Nel tempo dell’efficienza e della produttività, del fare e della prestazione, c’è un gesto che ha un sapore rivoluzionario, dissacrante, quasi eretico: l’atto dell’ascolto.
Sì, proprio quell’ ”attività” (se così si può dire) che richiede di fermarsi, di abbandonare ogni preoccupazione e ogni impegno e lasciare che accadano le parole e che esse prendano vita dai corpi e delle labbra.
Di fronte ad un mondo che chiede azioni, che esige un fare frenetico e compulsivo, il gesto dell’ascolto si muove su binari radicalmente diversi ed alternativi: ascoltare è l’atto del non fare nulla, atto di inattività e passività; è lasciare che le cose accadano, che avvengano senza obblighi e necessità.
La cosa straordinaria è che la “materia” di questa inattività, ciò di cui essa si nutre, sono delle semplici parole, suoni emessi dall’interlocutore come graduale manifestazione della sua interiorità.
Se ci pensate bene, l’ascolto è fatto di nulla, del soffio di un sussurro, della fugacità di un pronunciamento, dell’impalpabilità delle parole. È qualcosa che svanisce immediatamente, che resta in vita per brevi attimi, che non lascia segni visibili né testimonianze durature. Nulla di tutto questo.
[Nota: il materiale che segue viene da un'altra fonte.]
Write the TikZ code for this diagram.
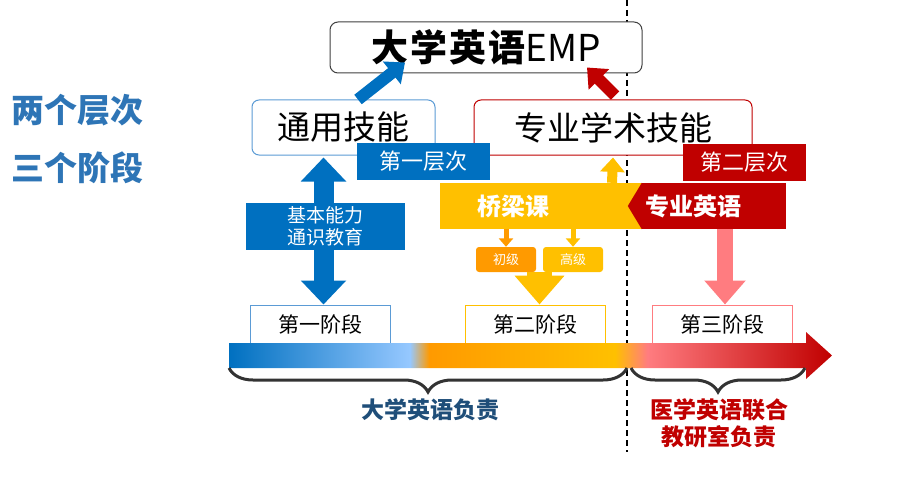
\documentclass[tikz,border=0pt]{standalone}
\usepackage{fontspec}
\setmainfont{Noto Sans CJK SC}
\usepackage{tikz}
\usetikzlibrary{positioning,arrows.meta,decorations.pathreplacing}
\definecolor{empblue}{HTML}{0070C0}
\definecolor{empsky}{HTML}{5B9BD5}
\definecolor{empred}{HTML}{C00000}
\definecolor{empgold}{HTML}{FFC000}
\definecolor{emporange}{HTML}{FF9A00}
\definecolor{emppink}{HTML}{FF7C80}
\definecolor{empnavy}{HTML}{1F4E79}
\definecolor{emplabel}{HTML}{2E75B6}
\definecolor{emplight}{RGB}{150,200,255}
\pgfdeclarehorizontalshading{timeline}{100bp}{color(0bp)=(empblue); color(25bp)=(empblue);
  color(40bp)=(emplight); color(41.6bp)=(emporange); color(57bp)=(empgold);
  color(59.7bp)=(emppink); color(75bp)=(empred); color(100bp)=(empred)}
\tikzset{
  toplabel/.style  = {text=emplabel, font=\fontsize{33}{36}\selectfont\bfseries},
  titlebox/.style  = {draw=black!75, rounded corners=8pt, fill=white, line width=1pt,
                      minimum width=312pt, minimum height=51pt,
                      font=\fontsize{37}{40}\selectfont},
  skillbox/.style  = {draw, rounded corners=7pt, fill=white, line width=1pt,
                      minimum height=55pt, font=\fontsize{33}{36}\selectfont},
  tagbox/.style    = {text=white, minimum height=37pt, font=\fontsize{22}{26}\selectfont},
  bandbox/.style   = {minimum height=46pt, inner sep=0pt},
  bandtext/.style  = {text=white, inner sep=0pt, font=\fontsize{24}{27}\selectfont\bfseries},
  levelbox/.style  = {rounded corners=3pt, text=white, minimum width=60pt,
                      minimum height=25pt, font=\fontsize{13}{15}\selectfont},
  stagebox/.style  = {draw, fill=white, line width=1pt, minimum width=140pt,
                      minimum height=38pt, font=\fontsize{21}{24}\selectfont},
  owner/.style     = {align=center, font=\fontsize{23}{27}\selectfont\bfseries},
  blockarrow/.style 2 args = {line width=#1, -{Triangle[width=#2,length=0.6*#2]}}
}

\begin{document}
\begin{tikzpicture}[x=1pt, y=-1pt, node distance=4pt]
  \useasboundingbox (0,0) rectangle (907,500);
  % dividing line
  \coordinate (divtop) at (627,0);
  \coordinate (divbot) at (627,452);
  \draw [dashed, dash pattern=on 6pt off 4pt, line width=1.2pt] (divtop) -- (divbot);

  \node [toplabel] (levels) at (77,110) {两个层次};
  \node [toplabel] (stages) at (77,168) {三个阶段};

  \node [titlebox] (title) at (486,47.5) {\textbf{大\kern2pt 学\kern2pt 英\kern2pt 语}EMP};
  \node [skillbox, draw=empsky, minimum width=183pt] (general) at (343.5,127.5) {通用技能};
  \node [skillbox, draw=empred, minimum width=278pt] (academic) at (613,127.5) {专业学术技能};

  \draw [empblue, blockarrow={12pt}{28pt}]
    ([xshift=14.5pt]general.north) -- ([xshift=-81pt,yshift=11pt]title.south);
  \draw [empred, blockarrow={12pt}{28pt}]
    ([xshift=2pt,yshift=4pt]academic.north) -- ([xshift=101pt,yshift=6pt]title.south);

  \node [tagbox, fill=empblue, minimum width=133pt] (tier1) at (423.5,161.5) {第一层次};
  \node [tagbox, fill=empred, minimum width=123pt] (tier2) at (744.5,162) {第二层次};

  % stages
  \node [stagebox, draw=empsky] (stage1) at (320.5,324) {第一阶段};
  \node [stagebox, draw=empgold] (stage2) at (535,324) {第二阶段};
  \node [stagebox, draw=emppink] (stage3) at (722,324) {第三阶段};

  % first stage
  \draw [empblue, line width=20pt, {Triangle[width=44pt,length=24pt]}-{Triangle[width=44pt,length=24pt]}]
    ([xshift=-20pt,yshift=-2pt]general.south) -- ([xshift=3pt]stage1.north);
  \node [tagbox, fill=empblue, minimum width=159pt, minimum height=43pt, align=center,
         font=\fontsize{19}{22}\selectfont] (basic) at (325.5,226.5) {基本能力\\通识教育};

  % second stage
  \node [bandbox, fill=empgold, minimum width=205pt] (bridge) at (542.5,206) {};
  \node [bandtext, right=37pt of bridge.west] (bridgetext) {桥梁课};
  \draw [empgold, blockarrow={10pt}{24pt}]
    ([xshift=69.5pt]bridge.north) -- ([yshift=-2pt]academic.south);
  \node [levelbox, fill=emporange] (novice) at (506,259.5) {初级};
  \node [levelbox, fill=empgold] (advanced) at (573,259.5) {高级};
  \draw [emporange, blockarrow={5pt}{14pt}] (novice.north |- bridge.south) -- (novice.north);
  \draw [empgold, blockarrow={5pt}{14pt}] (advanced.north |- bridge.south) -- (advanced.north);
  \draw [empgold, blockarrow={25pt}{48pt}]
    ([xshift=4.5pt]stage2.north |- novice.south) -- ([xshift=4.5pt]stage2.north);

  % third stage
  \node [bandbox, fill=empred, minimum width=144pt] (eng) at (714,206) {};
  \fill [empred] (eng.north west) -- ([xshift=-14pt]eng.west) -- (eng.south west) -- cycle;
  \node [bandtext, right=3pt of eng.west] (engtext) {专业英语};
  \draw [emppink, blockarrow={16pt}{40pt}]
    ([xshift=3pt]stage3.north |- eng.south) -- ([xshift=3pt]stage3.north);

  % time line
  \shade [shading=timeline] (229,343) -- (806,343) -- (806,332) -- (832,355.5)
    -- (806,379) -- (806,368) -- (229,368) -- cycle;
  \coordinate (uleft) at (229,368);
  \coordinate (umid) at (627,368);
  \coordinate (mmid) at (631,368);
  \coordinate (mright) at (805,368);
  \draw [decorate, decoration={brace, mirror, amplitude=24pt}, line width=3pt, black!80]
    (uleft) -- (umid);
  \draw [decorate, decoration={brace, mirror, amplitude=24pt}, line width=3pt, black!80]
    (mmid) -- (mright);
  \node [owner, text=empnavy] (univ) at (430,410) {大学英语负责};
  \node [owner, text=empred] (med) at (719,423) {医学英语联合\\教研室负责};
\end{tikzpicture}
\end{document}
L’ascolto è fatto di parole che svaniscono, che scompaiono, che sfuggono.
Eppure non puoi neanche sospettare quali miracoli possono accadere in quel “niente fatto di parole”, quali rivelazioni, quanta vita, quanta dura esperienza, quanta sofferenza e gioia, quanta consolazione e disperazione, quanti sogni e delusioni possono vedere la luce attraverso quelle deboli onde sonore.
È stupefacente quante cose possano accedere non appena lasci loro la possibilità di farlo, non appena sospendi l’ansia del fare e permetti alle parole di venire alla luce, e con loro la vita di cui sono manifestazione e le esperienze di cui sono intrise.
Intendiamoci: l’ascolto richiede disciplina ed applicazione: dietro quell’apparente “inattività” si cela una predisposizione interiore a “fare spazio” dentro di sé all’altro, l’impegno a silenziare i propri preconcetti e pregiudizi così che l’incontro possa avvenire. Senza queste “condizioni di partenza” il miracolo non ha luogo. Ascoltare assomiglia un po’ all’arte del nuotare: quando guardi un esperto nuotatore pare che tutto sia naturale e fluido, ovvio e facile ma sai benissimo che dietro quel movimento armonico e pulito ci sono impegno ed allenamento, ci sono tecnica e ripetizione, ci sono ore di pratica che hanno reso quel gesto complesso, facile e naturale.
Eppure ti rendi conto che non c’è alcuna connessione automatica: non sono le “condizioni” a produrre l’ ”evento”, nessuna necessità o automatismo. C’è sempre un abisso, c’è qualcosa che sfugge che va oltre, che eccede il tuo controllo e le tue aspettative.
È proprio in questo accadimento inatteso che l’ascolto disvela il suo carattere miracoloso e sorprendente.